I don't understand how so many people are capable of writing whole books. How can you get yourself to sit there every day for months and write? How do you manage to keep hammering at the same idea for so long without deciding to change things or deciding the whole thing is retarded and a waste of time?
Writing is only 50% of the effort. You have to work on an idea and map it out, gather as much theme and content as you can, figure iut what the hell the story is going to be about, formulate the plot, characters, transistions, themes, etc. and just leave it there for a bit and actually THINK about it, taking all your time and meditation... THEN start writing it. With all that meditation and mapping, you should enough material to make a full length novel. Don't think about whether or not your book will be shit. Write it. There's room for revision and peer review at a later time, and then you can work on a second draft. At this point, though, meditation for the next draft is just as important, so it's really a rinse and repeat process.
I don't understand why so many people on this board are obsessed with writing. I feel like the only person here who just wants to read and discuss literature.
I can't imagine that it's hard to write though if you actually have something to say. To them, it's not a chore, but a hobby. Paid writers are pretty much just living the dream because they are getting paid to do something that they do anyway for fun.
being well-read lends itself to confidence in writing. most people either don't understand that writing requires talent as well as practice, or they believe they have that talent. there are probably as many great writers as great musicians.

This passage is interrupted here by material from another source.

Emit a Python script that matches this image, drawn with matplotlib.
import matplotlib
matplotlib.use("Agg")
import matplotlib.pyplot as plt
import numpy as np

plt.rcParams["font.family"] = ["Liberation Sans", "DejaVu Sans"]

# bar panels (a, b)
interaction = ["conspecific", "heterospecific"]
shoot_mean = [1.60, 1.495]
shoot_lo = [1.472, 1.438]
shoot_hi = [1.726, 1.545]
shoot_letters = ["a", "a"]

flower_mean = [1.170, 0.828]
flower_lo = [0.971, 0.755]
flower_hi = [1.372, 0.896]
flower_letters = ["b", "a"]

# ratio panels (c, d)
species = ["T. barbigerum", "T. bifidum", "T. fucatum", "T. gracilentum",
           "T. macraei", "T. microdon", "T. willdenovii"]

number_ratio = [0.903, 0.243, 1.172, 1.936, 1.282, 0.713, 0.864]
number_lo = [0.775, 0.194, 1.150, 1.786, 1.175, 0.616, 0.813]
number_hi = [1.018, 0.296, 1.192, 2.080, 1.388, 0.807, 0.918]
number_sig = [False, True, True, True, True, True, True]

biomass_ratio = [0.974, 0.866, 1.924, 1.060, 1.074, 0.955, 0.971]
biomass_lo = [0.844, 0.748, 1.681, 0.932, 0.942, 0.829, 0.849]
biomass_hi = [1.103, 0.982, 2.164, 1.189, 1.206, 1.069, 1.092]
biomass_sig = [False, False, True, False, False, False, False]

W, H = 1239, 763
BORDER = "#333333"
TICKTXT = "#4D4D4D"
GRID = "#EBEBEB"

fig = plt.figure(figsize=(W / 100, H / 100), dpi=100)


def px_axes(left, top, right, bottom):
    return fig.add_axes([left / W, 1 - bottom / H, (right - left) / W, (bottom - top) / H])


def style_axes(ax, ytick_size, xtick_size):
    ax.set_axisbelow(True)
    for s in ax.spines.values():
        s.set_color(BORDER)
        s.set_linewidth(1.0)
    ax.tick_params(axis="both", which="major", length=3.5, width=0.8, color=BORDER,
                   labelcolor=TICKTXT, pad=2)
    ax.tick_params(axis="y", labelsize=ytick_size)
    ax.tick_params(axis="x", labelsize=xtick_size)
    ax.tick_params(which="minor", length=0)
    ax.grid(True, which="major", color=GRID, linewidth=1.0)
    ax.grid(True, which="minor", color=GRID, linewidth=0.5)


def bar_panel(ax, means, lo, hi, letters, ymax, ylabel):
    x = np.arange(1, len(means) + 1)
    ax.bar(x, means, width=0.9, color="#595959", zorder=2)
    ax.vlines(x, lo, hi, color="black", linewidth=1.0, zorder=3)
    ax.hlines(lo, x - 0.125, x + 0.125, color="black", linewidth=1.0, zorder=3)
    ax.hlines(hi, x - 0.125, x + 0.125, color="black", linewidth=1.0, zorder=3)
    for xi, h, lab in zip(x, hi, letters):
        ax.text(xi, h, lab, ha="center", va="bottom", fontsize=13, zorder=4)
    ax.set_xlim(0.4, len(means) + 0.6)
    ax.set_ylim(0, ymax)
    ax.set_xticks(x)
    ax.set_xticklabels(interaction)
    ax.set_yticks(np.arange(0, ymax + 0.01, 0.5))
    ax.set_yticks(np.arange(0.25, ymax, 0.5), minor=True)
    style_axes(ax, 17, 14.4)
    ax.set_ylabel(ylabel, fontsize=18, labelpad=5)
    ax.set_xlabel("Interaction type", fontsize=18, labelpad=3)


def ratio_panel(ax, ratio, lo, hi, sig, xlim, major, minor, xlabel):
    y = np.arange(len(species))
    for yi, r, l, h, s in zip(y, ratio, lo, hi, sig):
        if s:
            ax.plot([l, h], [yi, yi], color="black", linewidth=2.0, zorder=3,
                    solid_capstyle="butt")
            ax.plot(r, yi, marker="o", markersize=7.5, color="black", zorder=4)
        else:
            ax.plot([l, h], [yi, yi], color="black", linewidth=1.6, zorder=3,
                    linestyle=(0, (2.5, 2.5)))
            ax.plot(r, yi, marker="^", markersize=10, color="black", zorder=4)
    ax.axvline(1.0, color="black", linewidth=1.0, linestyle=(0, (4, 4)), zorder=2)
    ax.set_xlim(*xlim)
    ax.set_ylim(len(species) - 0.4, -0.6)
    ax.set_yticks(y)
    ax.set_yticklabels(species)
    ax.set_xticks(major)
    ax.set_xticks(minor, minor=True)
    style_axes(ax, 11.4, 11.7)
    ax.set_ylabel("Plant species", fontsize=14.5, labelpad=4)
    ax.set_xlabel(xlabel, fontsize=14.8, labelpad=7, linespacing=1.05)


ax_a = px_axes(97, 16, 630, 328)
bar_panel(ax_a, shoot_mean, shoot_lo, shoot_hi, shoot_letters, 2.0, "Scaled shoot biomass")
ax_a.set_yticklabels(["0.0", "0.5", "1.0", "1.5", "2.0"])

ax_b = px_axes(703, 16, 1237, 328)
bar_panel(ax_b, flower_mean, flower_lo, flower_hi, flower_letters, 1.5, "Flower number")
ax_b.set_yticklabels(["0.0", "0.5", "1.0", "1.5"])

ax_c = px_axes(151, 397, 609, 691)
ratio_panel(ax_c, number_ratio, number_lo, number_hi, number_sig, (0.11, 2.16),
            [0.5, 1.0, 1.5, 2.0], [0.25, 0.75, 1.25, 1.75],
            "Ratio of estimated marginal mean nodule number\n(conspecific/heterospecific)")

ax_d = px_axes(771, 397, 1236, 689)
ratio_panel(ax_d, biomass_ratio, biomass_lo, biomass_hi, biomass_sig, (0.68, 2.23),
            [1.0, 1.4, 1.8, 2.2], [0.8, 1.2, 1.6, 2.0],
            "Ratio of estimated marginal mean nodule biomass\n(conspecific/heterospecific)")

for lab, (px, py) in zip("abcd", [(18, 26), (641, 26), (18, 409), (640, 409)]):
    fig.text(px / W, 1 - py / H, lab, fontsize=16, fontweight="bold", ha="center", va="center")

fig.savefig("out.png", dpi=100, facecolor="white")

When I do care about a story, I think about it all the time, but I get caught up in thinking about very tiny, unimportant details and don't realize until I get to the page that I've forgotten the big picture entirely. I just had to trash a story because of it
Except for days where I'm struggling to work, which is maybe 20% of the time, I really enjoy the process. For me, it's an escape from life. I just get pulled into the world, and when things are flowing and I'm producing some good stuff, it's like a high. So basically I just keep chasing the high. It also helps that I feel guilty when I haven't been writing.